However, a glimmer of light came through the tunnel, and it was electric. By 1930, increasing automation for various products gave commercial bakers a chance to improve their product lines with the same efficiencies they achieved in bread baking. Mechanization of baking was starting to take hold. Electric power now dominated the industry, and bakeries were becoming factors in the movement of goods. Commercial baking surpassed home baking as the primary source for the country’s bread.

The industry was experiencing tremendous growth made possible not only by increased demand and technological changes but by the improvements in distribution methods. Transportation and distribution systems were improving to the point where more people were able to conveniently purchase better products at more affordable prices. The days of house-to-house deliveries were fewer and fewer. The rise of multi-plant operations started as a way to expand family-owned businesses. Bakers could start extending their markets more than 150 miles away from their facilities. More than 300 multi-plant owners averaged 29 sales routes in a 1926 survey. All of this was ushering in an entirely new way of doing business.

Also in 1930, Interstate Baking Co. (IBC) was formed in Kansas City, Mo., by baker Ralph Leroy Nafziger. IBC is considered the largest independent baker in the United States, producing breads and cakes in more than 60 bakeries across the country. Multi-unit retailing emerged as stores fought to gain some of the efficiences of large-scale production, and accounted for 6% of total industry sales, notes ASB’s An Historical Tribute to Baking. By this time, more than 50% of all baked foods were distributed through grocery stores. Kroger Grocery and Baking Co., founded by B.H. Kroger, had established 12 bakeries in its retail store operations, and other national and regional chains started to follow his lead.

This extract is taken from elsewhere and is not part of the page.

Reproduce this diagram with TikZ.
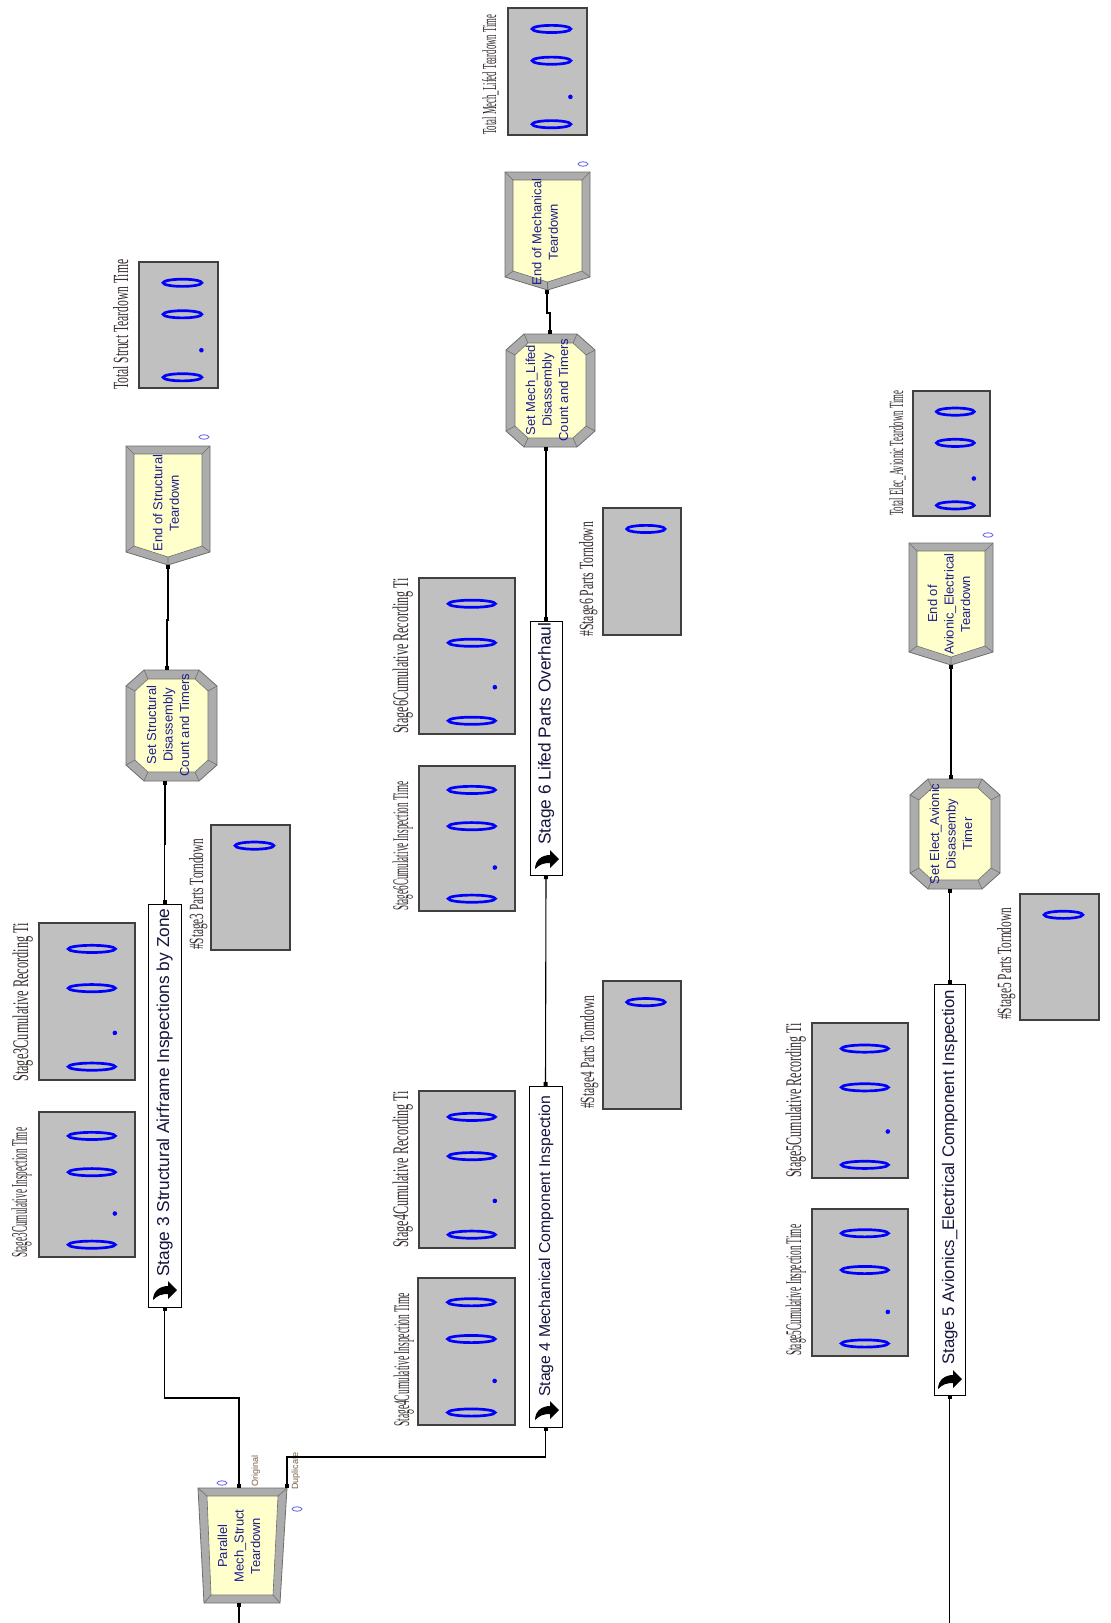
\documentclass[tikz,border=0pt]{standalone}
\usepackage{fontspec}
\usepackage{graphicx}
\setmainfont{Liberation Sans}
\newfontfamily\lblfont{Liberation Serif}
\usetikzlibrary{arrows.meta}
\definecolor{modyellow}{RGB}{255,255,204}
\definecolor{bevel}{RGB}{172,172,172}
\definecolor{beveldark}{RGB}{110,110,110}
\definecolor{dispgray}{RGB}{192,192,192}
\definecolor{digitblue}{RGB}{0,0,255}
\definecolor{modtext}{RGB}{30,30,140}
\definecolor{stagetextc}{RGB}{20,20,60}
\definecolor{lbltext}{RGB}{55,45,45}
\definecolor{smalltext}{RGB}{120,95,70}
\definecolor{countc}{RGB}{110,110,230}

\tikzset{
  conn/.style={line width=1.1pt, draw=black, arrows={Square[length=4pt,width=4pt]-Square[length=4pt,width=4pt]}},
  connin/.style={line width=1.1pt, draw=black, arrows={-Square[length=4pt,width=4pt]}},
  stagebox/.style={draw=black, fill=white, line width=1pt, inner sep=0pt, outer sep=0pt, rotate=90},
  stagetxt/.style={text=stagetextc, inner sep=0pt, rotate=90, anchor=base west},
  modtxt/.style={text=modtext, font=\fontsize{13}{16.5}\selectfont, align=center, inner sep=0pt, rotate=90},
  disp/.style={draw=black!75, fill=dispgray, line width=1.3pt, inner sep=0pt, outer sep=0pt},
  digit/.style={draw=digitblue, line width=2.7pt},
  lbl/.style={text=lbltext, inner sep=0pt, font=\lblfont, rotate=90, anchor=base west},
  smalllbl/.style={text=smalltext, inner sep=0pt, font=\fontsize{9}{10}\selectfont, rotate=90, anchor=base west},
  counter/.style={draw=countc, line width=0.9pt},
  bevelfill/.style={fill=bevel, draw=beveldark, line width=0.8pt},
  innerfill/.style={fill=modyellow, draw=beveldark, line width=0.6pt},
  bevelline/.style={draw=beveldark, line width=0.6pt},
}

\newcommand\dispbox[6]{%
  \pgfmathsetmacro\dispW{#4-#2}%
  \pgfmathsetmacro\dispH{#5-#3}%
  \node[disp, minimum width=\dispW pt, minimum height=\dispH pt, anchor=north west] (#1) at (#2,#3) {};
  \pgfmathsetmacro\dispEX{#2+0.55*\dispW}%
  \pgfmathsetmacro\dispRX{0.245*\dispW}%
  \pgfmathsetmacro\dispYA{#3+0.165*\dispH}%
  \draw[digit] (\dispEX,\dispYA) ellipse [x radius=\dispRX pt, y radius=3.6pt];
  \ifnum#6=4
    \pgfmathsetmacro\dispYB{#3+0.415*\dispH}%
    \pgfmathsetmacro\dispYC{#3+0.915*\dispH}%
    \pgfmathsetmacro\dispDX{#2+0.79*\dispW}%
    \pgfmathsetmacro\dispDY{#3+0.70*\dispH}%
    \draw[digit] (\dispEX,\dispYB) ellipse [x radius=\dispRX pt, y radius=3.6pt];
    \draw[digit] (\dispEX,\dispYC) ellipse [x radius=\dispRX pt, y radius=3.6pt];
    \fill[digitblue] (\dispDX,\dispDY) circle [radius=2.3pt];
  \fi
}

\newcommand\octmod[4]{%
  \filldraw[bevelfill] ({#1+18},#2) -- ({#3-18},#2) -- (#3,{#2+16}) -- (#3,{#4-16}) -- ({#3-18},#4) -- ({#1+18},#4) -- (#1,{#4-16}) -- (#1,{#2+16}) -- cycle;
  \filldraw[innerfill] ({#1+22},{#2+9}) -- ({#3-22},{#2+9}) -- ({#3-9},{#2+21}) -- ({#3-9},{#4-21}) -- ({#3-22},{#4-9}) -- ({#1+22},{#4-9}) -- ({#1+9},{#4-21}) -- ({#1+9},{#2+21}) -- cycle;
  \draw[bevelline] ({#1+18},#2) -- ({#1+22},{#2+9}) ({#3-18},#2) -- ({#3-22},{#2+9})
    (#3,{#2+16}) -- ({#3-9},{#2+21}) (#3,{#4-16}) -- ({#3-9},{#4-21})
    ({#3-18},#4) -- ({#3-22},{#4-9}) ({#1+18},#4) -- ({#1+22},{#4-9})
    (#1,{#4-16}) -- ({#1+9},{#4-21}) (#1,{#2+16}) -- ({#1+9},{#2+21});
}

\newcommand\dispmod[4]{%
  \filldraw[bevelfill] (#1,#2) -- (#3,#2) -- (#3,{#4-13}) -- ({(#1+#3)/2},#4) -- (#1,{#4-13}) -- cycle;
  \filldraw[innerfill] ({#1+8},{#2+8}) -- ({#3-8},{#2+8}) -- ({#3-8},{#4-19}) -- ({(#1+#3)/2},{#4-8}) -- ({#1+8},{#4-19}) -- cycle;
  \draw[bevelline] (#1,#2) -- ({#1+8},{#2+8}) (#3,#2) -- ({#3-8},{#2+8})
    (#3,{#4-13}) -- ({#3-8},{#4-19}) ({(#1+#3)/2},#4) -- ({(#1+#3)/2},{#4-8})
    (#1,{#4-13}) -- ({#1+8},{#4-19});
}

\newcommand\subicon[2]{%
  \begin{scope}[shift={(#1,#2)}]
    \fill[black] (12,-1) -- (3,-10) -- (3,-5) .. controls (-5,-5) and (-12,0) .. (-12,9) .. controls (-7,4) and (-3,3) .. (3,3) -- (3,8) -- cycle;
  \end{scope}
}

\begin{document}
\begin{tikzpicture}[x={(1pt,0)}, y={(0,-1pt)}]
\useasboundingbox (0,0) rectangle (1111,1623);
\fill[white] (0,0) rectangle (1111,1623);

% ---------------- Parallel (Separate) module ----------------
\filldraw[bevelfill] (198,1488) -- (287,1488) -- (280,1603) -- (204,1603) -- cycle;
\filldraw[innerfill] (207,1496) -- (278,1496) -- (273,1595) -- (211,1595) -- cycle;
\draw[bevelline] (198,1488) -- (207,1496) (287,1488) -- (278,1496) (280,1603) -- (273,1595) (204,1603) -- (211,1595);
\node[modtxt] (par) at (239,1546) {Parallel\\Mech\_Struct\\Teardown};
\coordinate (par-in) at (239,1603);
\coordinate (par-o1) at (239,1488);
\coordinate (par-o2) at (287,1488);
\coordinate (par-src) at (239,1623);
\draw[counter] (222,1483) ellipse [x radius=5pt, y radius=2.2pt];
\draw[counter] (297,1509) ellipse [x radius=5pt, y radius=2.2pt];
\node[smalllbl] (orig) at (258,1487) {Original};
\node[smalllbl] (dup) at (298,1490) {Duplicate};

% ---------------- Stage boxes ----------------
\node[stagebox, minimum width=403pt, minimum height=33pt] (st3) at (164.5,1105.5) {};
\node[stagetxt, font=\fontsize{17.3}{20}\selectfont] (st3t) at (169,1277) {Stage 3 Structural Airframe Inspections by Zone};
\subicon{165}{1291}

\node[stagebox, minimum width=341pt, minimum height=33pt] (st4) at (545.5,1256.5) {};
\node[stagetxt, font=\fontsize{15.8}{19}\selectfont] (st4t) at (550,1397) {Stage 4 Mechanical Component Inspection};
\subicon{547}{1411}

\node[stagebox, minimum width=254pt, minimum height=32pt] (st6) at (546,748) {};
\node[stagetxt, font=\fontsize{17.3}{20}\selectfont] (st6t) at (550.5,845) {Stage 6 Lifed Parts Overhaul};
\subicon{547}{860}

\node[stagebox, minimum width=411pt, minimum height=31pt] (st5) at (949.5,1189.5) {};
\node[stagetxt, font=\fontsize{16.8}{20}\selectfont] (st5t) at (954,1365) {Stage 5 Avionics\_Electrical Component Inspection};
\subicon{950}{1380}

% ---------------- Assign modules ----------------
\octmod{126}{670}{217}{781}
\node[modtxt] (ss) at (168,725) {Set Structural\\Disassembly\\Count and Timers};
\coordinate (ss-in) at (165,781);
\coordinate (ss-out) at (167,670);

\octmod{506}{334}{595}{447}
\node[modtxt] (sm) at (547,390) {Set Mech\_Lifed\\Disassembly\\Count and Timers};
\coordinate (sm-in) at (546,447);
\coordinate (sm-out) at (550,334);

\octmod{910}{779}{1000}{889}
\node[modtxt] (se) at (951,834) {Set Elect\_Avionic\\Disassemby\\Timer};
\coordinate (se-in) at (949.5,889);
\coordinate (se-out) at (951,779);

% ---------------- Dispose modules ----------------
\dispmod{126}{446}{210}{565}
\node[modtxt] (es) at (166,503) {End of Structural\\Teardown};
\coordinate (es-in) at (168,565);
\draw[counter] (204,437) ellipse [x radius=5pt, y radius=2.2pt];

\dispmod{505}{172}{590}{290}
\node[modtxt] (em) at (545,232) {End of Mechanical\\Teardown};
\coordinate (em-in) at (547,290);
\draw[counter] (583,164) ellipse [x radius=5pt, y radius=2.2pt];

\dispmod{909}{543}{993}{665}
\node[modtxt] (ea) at (949,604) {End of\\Avionic\_Electrical\\Teardown};
\coordinate (ea-in) at (951,665);
\draw[counter] (988,535) ellipse [x radius=5pt, y radius=2.2pt];

% ---------------- Connectors ----------------
\draw[connin] (par-src) -- (par-in);
\draw[conn] (par-o1) -- ++(0,-90) -| (st3.west);
\draw[conn] (par-o2) -- ++(0,-31) -| (st4.west);
\draw[conn] (st3.east) -- ++(0,-60) -| (ss-in);
\draw[conn] (ss-out) -- ++(0,-50) -| (es-in);
\draw[conn] (st4.east) -- (st6.west);
\draw[conn] (st6.east) -- (sm-in);
\draw[conn] (sm-out) -- ++(0,-21) -| (em-in);
\coordinate (st5-src) at (949.5,1623);
\draw[connin] (st5-src) -- (st5.west);
\draw[conn] (st5.east) -- (se-in);
\draw[conn] (se-out) -- (ea-in);

% ---------------- Displays ----------------
\dispbox{d3rec}{39}{923}{135}{1080}{4}
\dispbox{d3insp}{39}{1112}{135}{1257}{4}
\dispbox{dtot3}{139}{262}{218}{388}{4}
\dispbox{dp3}{211}{825}{290}{950}{1}
\dispbox{d6rec}{419}{578}{515}{734}{4}
\dispbox{d6insp}{419}{766}{515}{911}{4}
\dispbox{d4rec}{419}{1091}{515}{1248}{4}
\dispbox{d4insp}{418}{1278}{515}{1425}{4}
\dispbox{dp6}{603}{508}{681}{635}{1}
\dispbox{dp4}{603}{981}{681}{1109}{1}
\dispbox{dtotm}{508}{8}{587}{135}{4}
\dispbox{dtote}{913}{391}{990}{516}{4}
\dispbox{d5rec}{812}{1023}{908}{1178}{4}
\dispbox{d5insp}{812}{1209}{908}{1356}{4}
\dispbox{dp5}{1020}{894}{1099}{1020}{1}

% ---------------- Display labels ----------------
\node[lbl] (l3rec) at (28,1082) {\resizebox{159pt}{15.5pt}{Stage3Cumulative Recording Ti}};
\node[lbl] (l3insp) at (27,1258) {\resizebox{130pt}{15.5pt}{Stage3Cumulative Inspection Time}};
\node[lbl] (ltot3) at (128,390) {\resizebox{130pt}{15pt}{Total Struct Teardown Time}};
\node[lbl] (lp3) at (203,950) {\resizebox{111pt}{14pt}{\#Stage3 Parts Torndown}};
\node[lbl] (l6rec) at (408,734) {\resizebox{156pt}{15.5pt}{Stage6Cumulative Recording Ti}};
\node[lbl] (l6insp) at (408,911) {\resizebox{129pt}{15.5pt}{Stage6Cumulative Inspection Time}};
\node[lbl] (l4rec) at (408,1248) {\resizebox{157pt}{15.5pt}{Stage4Cumulative Recording Ti}};
\node[lbl] (l4insp) at (409,1427) {\resizebox{134pt}{15.5pt}{Stage4Cumulative Inspection Time}};
\node[lbl] (lp6) at (593,637) {\resizebox{115pt}{14pt}{\#Stage6 Parts Torndown}};
\node[lbl] (lp4) at (594,1109) {\resizebox{113pt}{14pt}{\#Stage4 Parts Torndown}};
\node[lbl] (ltotm) at (496,135) {\resizebox{120pt}{14pt}{Total Mech\_Lifed Teardown Time}};
\node[lbl] (ltote) at (903,516) {\resizebox{125pt}{14pt}{Total Elec\_Avionic Teardown Time}};
\node[lbl] (l5rec) at (801,1178) {\resizebox{155pt}{15.5pt}{Stage5Cumulative Recording Ti}};
\node[lbl] (l5insp) at (801,1356) {\resizebox{131pt}{15.5pt}{Stage5Cumulative Inspection Time}};
\node[lbl] (lp5) at (1011,1020) {\resizebox{112pt}{14pt}{\#Stage5 Parts Torndown}};
\end{tikzpicture}
\end{document}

During the 1930s, Wonder Bread was a top sponsor of the World’s Fairs in both Chicago and New York and gave fairgoers an oven’s eye view of how their loaves were baked. Hostess Twinkies were also introduced by Continental Baking Co. The story goes, manager James A. Dewar, 33, was turning out little sponge cakes in Chicago for shoppers to use as the basis of strawberry shortcakes. When the strawberry season ended, Dewar got the idea to fill the cakes with a sugary cream to keep the line in production. Word has it that a St. Louis advertising sign reading, “Twinkie Toes Shoes,” inspired him to call the cakes Twinkies.

According to whatscookingamerica.net, the first chocolate chip cookie surfaced around 1937, and was invented by Ruth Graves Wakefield of Whitman, Mass. Wakefield ran the Toll House Restaurant, which was once a real toll house built in 1709. Tolls were taken for use of the highway between Boston and New Bedford, Mass.